## RECORD SET
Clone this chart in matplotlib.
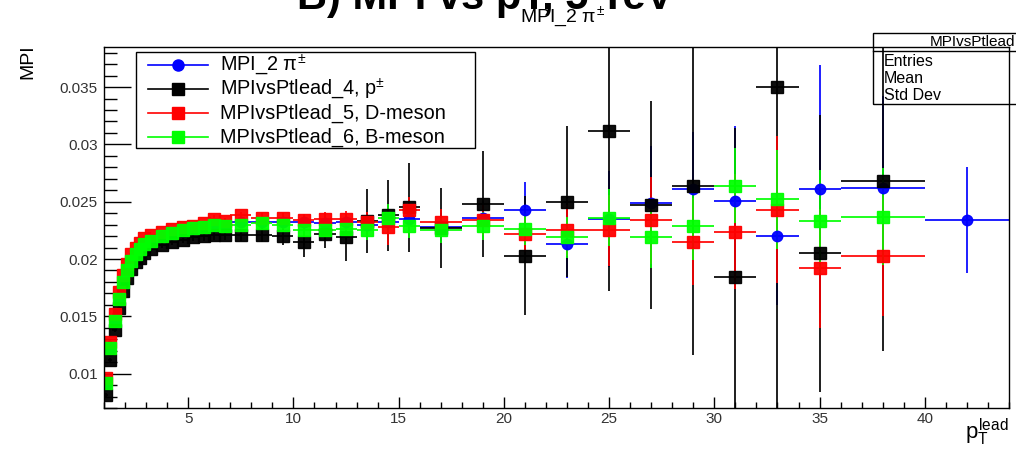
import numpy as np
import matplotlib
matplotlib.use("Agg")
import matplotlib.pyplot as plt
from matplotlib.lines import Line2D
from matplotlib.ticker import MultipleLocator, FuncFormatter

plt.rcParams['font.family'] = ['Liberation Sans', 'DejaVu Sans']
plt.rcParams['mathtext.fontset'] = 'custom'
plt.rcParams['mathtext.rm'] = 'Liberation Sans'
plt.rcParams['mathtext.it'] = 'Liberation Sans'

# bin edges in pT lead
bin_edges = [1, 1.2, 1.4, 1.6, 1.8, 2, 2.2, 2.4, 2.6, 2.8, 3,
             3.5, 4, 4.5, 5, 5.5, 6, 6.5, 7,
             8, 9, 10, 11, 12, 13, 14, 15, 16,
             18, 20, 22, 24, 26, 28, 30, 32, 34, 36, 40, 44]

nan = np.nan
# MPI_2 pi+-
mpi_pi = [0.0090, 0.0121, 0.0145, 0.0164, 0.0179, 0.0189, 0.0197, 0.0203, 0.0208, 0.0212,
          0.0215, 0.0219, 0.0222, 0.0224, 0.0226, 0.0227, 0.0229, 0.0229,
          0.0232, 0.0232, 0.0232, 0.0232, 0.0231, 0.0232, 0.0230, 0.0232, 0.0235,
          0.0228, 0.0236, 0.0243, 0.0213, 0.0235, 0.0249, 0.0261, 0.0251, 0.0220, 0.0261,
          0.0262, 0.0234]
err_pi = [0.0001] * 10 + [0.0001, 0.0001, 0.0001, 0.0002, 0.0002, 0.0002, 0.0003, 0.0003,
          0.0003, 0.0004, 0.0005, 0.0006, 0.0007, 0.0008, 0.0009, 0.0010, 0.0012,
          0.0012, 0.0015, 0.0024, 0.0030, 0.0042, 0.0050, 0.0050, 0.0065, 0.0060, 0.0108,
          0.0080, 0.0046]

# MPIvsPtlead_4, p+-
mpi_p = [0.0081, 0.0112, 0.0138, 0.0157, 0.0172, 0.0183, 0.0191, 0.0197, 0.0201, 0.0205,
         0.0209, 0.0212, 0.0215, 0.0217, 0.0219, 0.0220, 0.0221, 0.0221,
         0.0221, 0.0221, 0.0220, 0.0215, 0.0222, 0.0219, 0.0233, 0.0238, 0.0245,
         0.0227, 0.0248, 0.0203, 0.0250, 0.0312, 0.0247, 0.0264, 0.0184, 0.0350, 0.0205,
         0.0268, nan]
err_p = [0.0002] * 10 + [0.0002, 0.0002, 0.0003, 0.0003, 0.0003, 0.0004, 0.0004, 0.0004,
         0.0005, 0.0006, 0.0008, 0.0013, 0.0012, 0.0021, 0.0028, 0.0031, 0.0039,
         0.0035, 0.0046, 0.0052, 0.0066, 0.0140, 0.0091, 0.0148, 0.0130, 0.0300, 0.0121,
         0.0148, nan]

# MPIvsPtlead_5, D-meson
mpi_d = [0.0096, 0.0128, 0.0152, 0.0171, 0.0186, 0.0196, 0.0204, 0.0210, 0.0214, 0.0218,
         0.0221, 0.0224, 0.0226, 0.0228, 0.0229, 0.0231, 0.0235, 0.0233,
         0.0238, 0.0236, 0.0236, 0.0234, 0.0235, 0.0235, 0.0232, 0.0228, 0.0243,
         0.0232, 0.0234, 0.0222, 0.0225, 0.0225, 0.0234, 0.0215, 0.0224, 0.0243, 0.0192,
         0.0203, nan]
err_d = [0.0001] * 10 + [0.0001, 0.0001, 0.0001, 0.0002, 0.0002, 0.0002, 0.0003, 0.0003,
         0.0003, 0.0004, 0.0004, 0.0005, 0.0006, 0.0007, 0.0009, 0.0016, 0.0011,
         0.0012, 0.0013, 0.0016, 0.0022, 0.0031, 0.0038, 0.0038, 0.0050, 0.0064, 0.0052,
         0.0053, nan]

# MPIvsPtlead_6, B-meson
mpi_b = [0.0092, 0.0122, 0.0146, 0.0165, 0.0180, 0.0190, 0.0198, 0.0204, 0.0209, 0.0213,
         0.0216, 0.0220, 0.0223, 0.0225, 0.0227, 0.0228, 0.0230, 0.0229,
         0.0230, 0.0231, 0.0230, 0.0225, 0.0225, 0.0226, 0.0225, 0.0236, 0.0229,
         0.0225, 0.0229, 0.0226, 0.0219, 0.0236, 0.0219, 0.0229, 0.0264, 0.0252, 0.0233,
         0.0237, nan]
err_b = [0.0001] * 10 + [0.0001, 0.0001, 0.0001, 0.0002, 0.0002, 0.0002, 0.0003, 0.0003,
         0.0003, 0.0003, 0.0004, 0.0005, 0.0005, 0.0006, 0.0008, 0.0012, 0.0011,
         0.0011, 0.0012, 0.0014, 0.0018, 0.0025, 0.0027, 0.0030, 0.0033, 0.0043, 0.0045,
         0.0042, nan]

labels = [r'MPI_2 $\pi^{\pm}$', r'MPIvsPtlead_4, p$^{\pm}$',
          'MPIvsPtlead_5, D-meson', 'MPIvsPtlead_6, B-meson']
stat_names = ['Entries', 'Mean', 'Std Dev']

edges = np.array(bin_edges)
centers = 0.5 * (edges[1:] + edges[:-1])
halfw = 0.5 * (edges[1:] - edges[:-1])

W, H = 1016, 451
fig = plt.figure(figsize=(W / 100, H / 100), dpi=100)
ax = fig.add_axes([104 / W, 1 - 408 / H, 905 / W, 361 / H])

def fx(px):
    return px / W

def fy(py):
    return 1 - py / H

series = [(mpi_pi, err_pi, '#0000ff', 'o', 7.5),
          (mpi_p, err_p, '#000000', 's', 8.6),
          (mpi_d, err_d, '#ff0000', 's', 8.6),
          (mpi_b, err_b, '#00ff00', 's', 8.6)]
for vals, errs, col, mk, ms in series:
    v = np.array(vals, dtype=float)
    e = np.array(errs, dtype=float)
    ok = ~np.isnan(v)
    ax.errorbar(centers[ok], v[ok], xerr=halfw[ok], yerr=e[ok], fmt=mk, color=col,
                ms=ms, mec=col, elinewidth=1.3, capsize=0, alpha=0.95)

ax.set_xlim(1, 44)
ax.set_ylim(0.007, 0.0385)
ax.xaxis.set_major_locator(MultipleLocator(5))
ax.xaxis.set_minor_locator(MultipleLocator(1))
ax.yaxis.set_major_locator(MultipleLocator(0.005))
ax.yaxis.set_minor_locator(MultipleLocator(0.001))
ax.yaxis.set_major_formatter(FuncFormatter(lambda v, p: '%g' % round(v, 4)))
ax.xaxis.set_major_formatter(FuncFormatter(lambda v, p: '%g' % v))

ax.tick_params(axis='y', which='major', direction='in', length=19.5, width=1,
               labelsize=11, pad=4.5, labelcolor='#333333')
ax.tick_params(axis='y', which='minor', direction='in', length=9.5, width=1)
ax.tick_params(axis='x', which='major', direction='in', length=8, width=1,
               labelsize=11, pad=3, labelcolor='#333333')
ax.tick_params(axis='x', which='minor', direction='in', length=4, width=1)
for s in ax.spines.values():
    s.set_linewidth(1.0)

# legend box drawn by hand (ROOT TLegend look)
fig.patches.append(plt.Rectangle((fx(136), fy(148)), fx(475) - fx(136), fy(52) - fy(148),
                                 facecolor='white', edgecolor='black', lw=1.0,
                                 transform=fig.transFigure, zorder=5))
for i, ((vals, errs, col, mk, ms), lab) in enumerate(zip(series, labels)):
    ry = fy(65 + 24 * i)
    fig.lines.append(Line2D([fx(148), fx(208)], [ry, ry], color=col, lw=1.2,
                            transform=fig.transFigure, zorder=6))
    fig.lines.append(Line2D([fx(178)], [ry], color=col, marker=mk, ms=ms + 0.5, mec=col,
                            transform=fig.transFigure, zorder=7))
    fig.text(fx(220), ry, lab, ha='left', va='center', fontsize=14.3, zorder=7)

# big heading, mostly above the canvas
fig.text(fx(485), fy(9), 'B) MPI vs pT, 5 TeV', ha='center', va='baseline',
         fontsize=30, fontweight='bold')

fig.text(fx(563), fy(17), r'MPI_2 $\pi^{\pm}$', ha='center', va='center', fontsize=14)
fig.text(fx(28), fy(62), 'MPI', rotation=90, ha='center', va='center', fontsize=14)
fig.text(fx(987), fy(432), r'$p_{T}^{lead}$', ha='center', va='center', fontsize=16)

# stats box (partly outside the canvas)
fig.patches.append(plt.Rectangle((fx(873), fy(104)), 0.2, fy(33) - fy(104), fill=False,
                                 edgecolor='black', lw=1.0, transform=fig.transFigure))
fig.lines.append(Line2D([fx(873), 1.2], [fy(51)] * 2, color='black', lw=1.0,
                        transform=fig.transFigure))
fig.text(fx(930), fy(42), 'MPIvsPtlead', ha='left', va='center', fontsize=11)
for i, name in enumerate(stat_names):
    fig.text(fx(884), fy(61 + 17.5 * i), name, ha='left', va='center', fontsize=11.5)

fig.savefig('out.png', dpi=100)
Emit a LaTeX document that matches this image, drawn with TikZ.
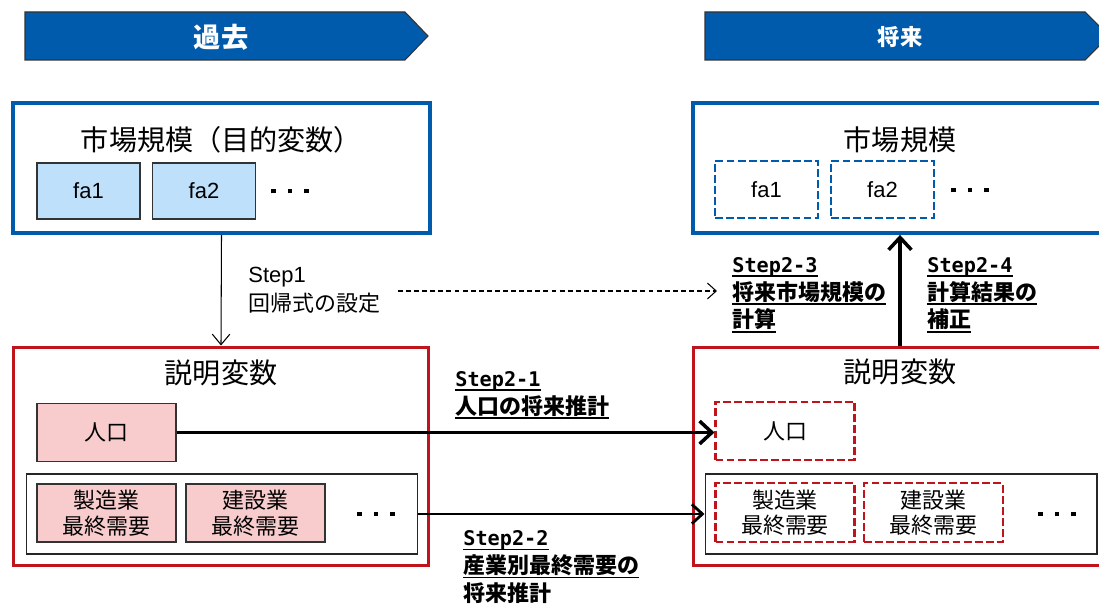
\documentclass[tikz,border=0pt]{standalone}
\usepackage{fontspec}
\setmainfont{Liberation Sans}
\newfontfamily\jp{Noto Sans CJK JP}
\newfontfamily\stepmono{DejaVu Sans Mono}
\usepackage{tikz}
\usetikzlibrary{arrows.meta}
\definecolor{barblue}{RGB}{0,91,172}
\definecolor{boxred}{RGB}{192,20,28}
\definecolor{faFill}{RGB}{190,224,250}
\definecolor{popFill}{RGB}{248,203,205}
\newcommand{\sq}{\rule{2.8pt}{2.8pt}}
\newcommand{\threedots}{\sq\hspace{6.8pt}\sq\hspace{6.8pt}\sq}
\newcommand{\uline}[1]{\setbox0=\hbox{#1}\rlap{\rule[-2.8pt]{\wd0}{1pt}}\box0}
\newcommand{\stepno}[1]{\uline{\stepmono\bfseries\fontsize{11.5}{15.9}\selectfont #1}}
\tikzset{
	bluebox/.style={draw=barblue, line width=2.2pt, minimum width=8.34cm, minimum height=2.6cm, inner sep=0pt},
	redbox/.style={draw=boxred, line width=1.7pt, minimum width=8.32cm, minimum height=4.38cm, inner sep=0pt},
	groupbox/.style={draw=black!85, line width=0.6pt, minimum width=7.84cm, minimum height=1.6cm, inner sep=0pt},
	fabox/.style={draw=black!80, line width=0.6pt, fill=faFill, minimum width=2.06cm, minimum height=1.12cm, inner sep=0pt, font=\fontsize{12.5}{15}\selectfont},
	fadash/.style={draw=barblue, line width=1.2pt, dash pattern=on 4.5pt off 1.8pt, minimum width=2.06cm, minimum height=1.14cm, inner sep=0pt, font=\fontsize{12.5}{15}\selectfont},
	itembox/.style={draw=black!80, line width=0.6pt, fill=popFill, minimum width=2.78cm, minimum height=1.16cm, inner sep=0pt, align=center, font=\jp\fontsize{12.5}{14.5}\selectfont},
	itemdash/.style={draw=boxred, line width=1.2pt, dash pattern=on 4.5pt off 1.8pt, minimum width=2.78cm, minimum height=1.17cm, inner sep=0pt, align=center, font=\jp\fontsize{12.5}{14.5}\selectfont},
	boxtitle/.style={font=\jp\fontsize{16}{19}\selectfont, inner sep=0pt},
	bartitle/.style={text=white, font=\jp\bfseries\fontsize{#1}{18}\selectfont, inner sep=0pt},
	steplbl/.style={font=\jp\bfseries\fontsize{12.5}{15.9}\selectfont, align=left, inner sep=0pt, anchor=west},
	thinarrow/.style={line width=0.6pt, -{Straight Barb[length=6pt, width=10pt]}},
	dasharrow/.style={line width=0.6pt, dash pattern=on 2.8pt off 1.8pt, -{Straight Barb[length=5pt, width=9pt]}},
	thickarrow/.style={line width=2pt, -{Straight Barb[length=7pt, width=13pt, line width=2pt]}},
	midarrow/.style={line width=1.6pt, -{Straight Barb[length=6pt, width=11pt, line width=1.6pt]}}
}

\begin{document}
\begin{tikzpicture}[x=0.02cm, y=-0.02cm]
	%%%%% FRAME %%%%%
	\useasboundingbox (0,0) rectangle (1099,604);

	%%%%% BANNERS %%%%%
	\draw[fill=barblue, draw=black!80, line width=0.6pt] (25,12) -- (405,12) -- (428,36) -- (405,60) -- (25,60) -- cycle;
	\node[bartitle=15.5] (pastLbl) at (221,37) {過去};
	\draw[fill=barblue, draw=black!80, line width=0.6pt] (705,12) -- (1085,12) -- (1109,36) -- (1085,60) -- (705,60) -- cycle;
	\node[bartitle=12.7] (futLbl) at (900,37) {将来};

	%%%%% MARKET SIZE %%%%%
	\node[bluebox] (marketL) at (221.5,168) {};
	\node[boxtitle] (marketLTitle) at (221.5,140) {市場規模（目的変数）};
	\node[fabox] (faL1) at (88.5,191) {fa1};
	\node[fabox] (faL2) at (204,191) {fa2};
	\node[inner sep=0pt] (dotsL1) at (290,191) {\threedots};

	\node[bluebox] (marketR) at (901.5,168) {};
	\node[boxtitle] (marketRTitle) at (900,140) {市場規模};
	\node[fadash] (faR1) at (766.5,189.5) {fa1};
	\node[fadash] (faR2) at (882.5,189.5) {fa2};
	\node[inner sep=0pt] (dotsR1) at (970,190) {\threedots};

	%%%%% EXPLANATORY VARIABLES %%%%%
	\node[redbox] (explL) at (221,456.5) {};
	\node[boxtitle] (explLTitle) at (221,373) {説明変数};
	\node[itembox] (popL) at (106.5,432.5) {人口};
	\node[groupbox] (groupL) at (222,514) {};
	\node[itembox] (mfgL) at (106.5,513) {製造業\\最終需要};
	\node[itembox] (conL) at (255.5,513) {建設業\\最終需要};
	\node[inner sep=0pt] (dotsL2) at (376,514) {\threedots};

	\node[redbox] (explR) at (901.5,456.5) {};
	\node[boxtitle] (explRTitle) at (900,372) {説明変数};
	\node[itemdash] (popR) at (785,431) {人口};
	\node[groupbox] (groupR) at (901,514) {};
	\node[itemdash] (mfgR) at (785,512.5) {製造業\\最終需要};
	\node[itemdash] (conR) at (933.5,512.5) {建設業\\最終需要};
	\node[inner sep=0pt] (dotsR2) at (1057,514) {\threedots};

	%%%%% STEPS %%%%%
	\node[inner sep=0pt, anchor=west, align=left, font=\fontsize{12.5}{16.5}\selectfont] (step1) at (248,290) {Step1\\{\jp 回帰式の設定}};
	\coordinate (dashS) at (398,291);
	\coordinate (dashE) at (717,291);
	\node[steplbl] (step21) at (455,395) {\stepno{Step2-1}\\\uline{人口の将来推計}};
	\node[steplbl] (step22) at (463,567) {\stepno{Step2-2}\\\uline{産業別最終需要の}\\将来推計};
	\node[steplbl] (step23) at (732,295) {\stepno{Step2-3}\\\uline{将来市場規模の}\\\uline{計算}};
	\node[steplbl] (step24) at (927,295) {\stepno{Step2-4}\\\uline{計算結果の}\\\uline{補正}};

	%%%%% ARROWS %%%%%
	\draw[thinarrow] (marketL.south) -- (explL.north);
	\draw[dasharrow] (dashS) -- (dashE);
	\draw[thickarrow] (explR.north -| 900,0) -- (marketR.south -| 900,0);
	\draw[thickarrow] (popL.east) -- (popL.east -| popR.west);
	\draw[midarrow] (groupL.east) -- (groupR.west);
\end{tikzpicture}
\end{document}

## THE REQUEST
Take each line of the material that contains the word "this" and list it.

## FINISHED EXERCISE
Clone this chart in matplotlib.
Emit a LaTeX document that matches this image, drawn with TikZ.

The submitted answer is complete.